Explanation:  This quote Shakespeare uses expresses how Lady Macbeth is thinking regarding her present situation and what she will do about it. She desperately wants her husband to become King and herself to become Queen but in the society her character was created in, killing the King as a woman simply cannot be done, so she has to convince Macbeth to do it. That is what Lady Macbeth is says in this quote; “And chastise with the valour of my tongue…”. The phrase communicates that Lady Macbeth will talk him into doing what she wants: committing treason, but the choice of words is very interesting. Chastise is to discipline someone, especially by corporal punishment, valour means boldness or determination in facing great danger such as in war, and ‘my tongue’ is referring to what she says of course; not her literal tongue. As Macbeth’s wife one would assume she would not ‘discipline him physically’ and by using the word ‘valour’ it suggests what she is doing is quite courageous.
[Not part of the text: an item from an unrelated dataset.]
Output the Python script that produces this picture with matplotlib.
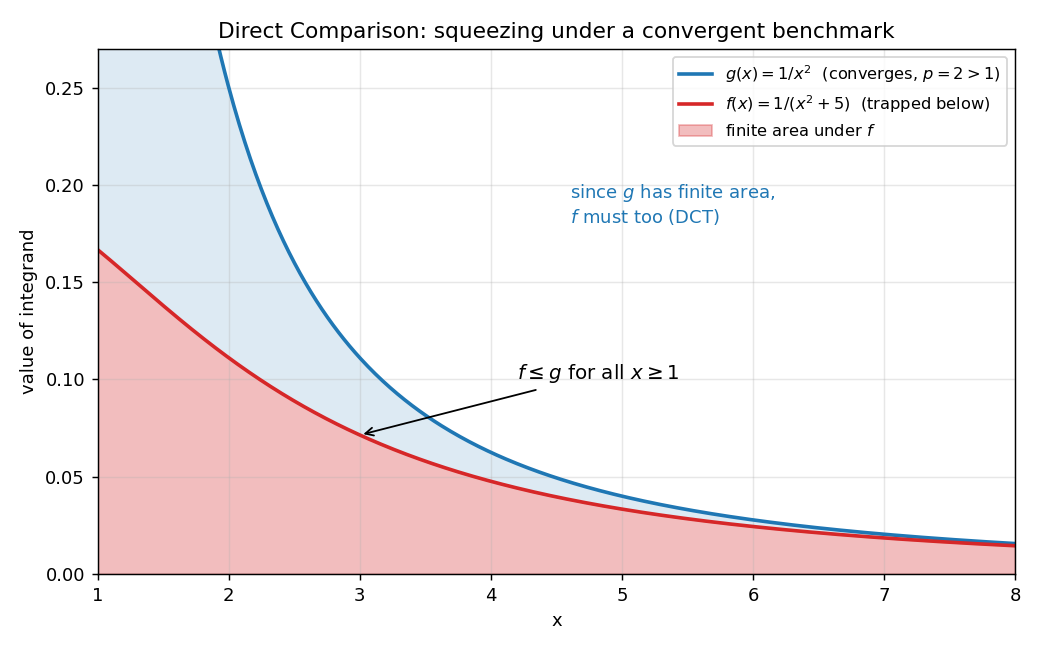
import matplotlib
matplotlib.use('Agg')
import matplotlib.pyplot as plt
import numpy as np

# domain and the two integrands named in the legend
x_lo, x_hi = 1, 8
y_top = 0.27
xs = np.linspace(x_lo, x_hi, 500)
g = 1 / xs**2
f = 1 / (xs**2 + 5)

note_xy = (4.6, 0.19)
arrow_tip = (3, 1 / (3**2 + 5))
arrow_text = (4.2, 0.10)

fig, ax = plt.subplots(figsize=(8, 5), dpi=130)

ax.fill_between(xs, f, g, color='tab:blue', alpha=0.15)
ax.fill_between(xs, 0, f, color='tab:red', alpha=0.3, label='finite area under $f$')
ax.plot(xs, g, color='tab:blue', lw=2,
        label=r'$g(x)=1/x^2$  (converges, $p=2>1$)')
ax.plot(xs, f, color='tab:red', lw=2,
        label=r'$f(x)=1/(x^2+5)$  (trapped below)')

ax.annotate(r'$f \leq g$ for all $x \geq 1$', xy=arrow_tip, xytext=arrow_text,
            fontsize=11, arrowprops=dict(arrowstyle='->', color='black', lw=1))
ax.text(note_xy[0], note_xy[1], 'since $g$ has finite area,\n$f$ must too (DCT)',
        color='tab:blue', fontsize=10, va='center')

ax.set_xlim(x_lo, x_hi)
ax.set_ylim(0, y_top)
ax.set_xlabel('x')
ax.set_ylabel('value of integrand')
ax.set_title('Direct Comparison: squeezing under a convergent benchmark', fontsize=12)
ax.grid(alpha=0.3)

# legend order: g, f, fill
h, l = ax.get_legend_handles_labels()
order = [1, 2, 0]
ax.legend([h[i] for i in order], [l[i] for i in order], loc='upper right', fontsize=9)

fig.subplots_adjust(left=0.094, right=0.976, top=0.925, bottom=0.117)
fig.savefig('out.png')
The way Shakespeare has written this creates a lot of questions such as, ‘ is she actually going to harm Macbeth physically? ‘ , ‘ is she the dominant person in the relationship?’ ,  ‘how dangerous is what she is doing?’, ‘will what she is doing cause a war?’. Regardless of how these questions will be answered, the language choice gives the audience more information about Lady Macbeth’s character (she is very strong minded) and there is more suspense for what will happen in the following scenes. Word choices such as these enhance the text so much because it adds another dimension to reading or seeing the play. It is one of the many techniques the Shakespeare uses that has made his work so captivating.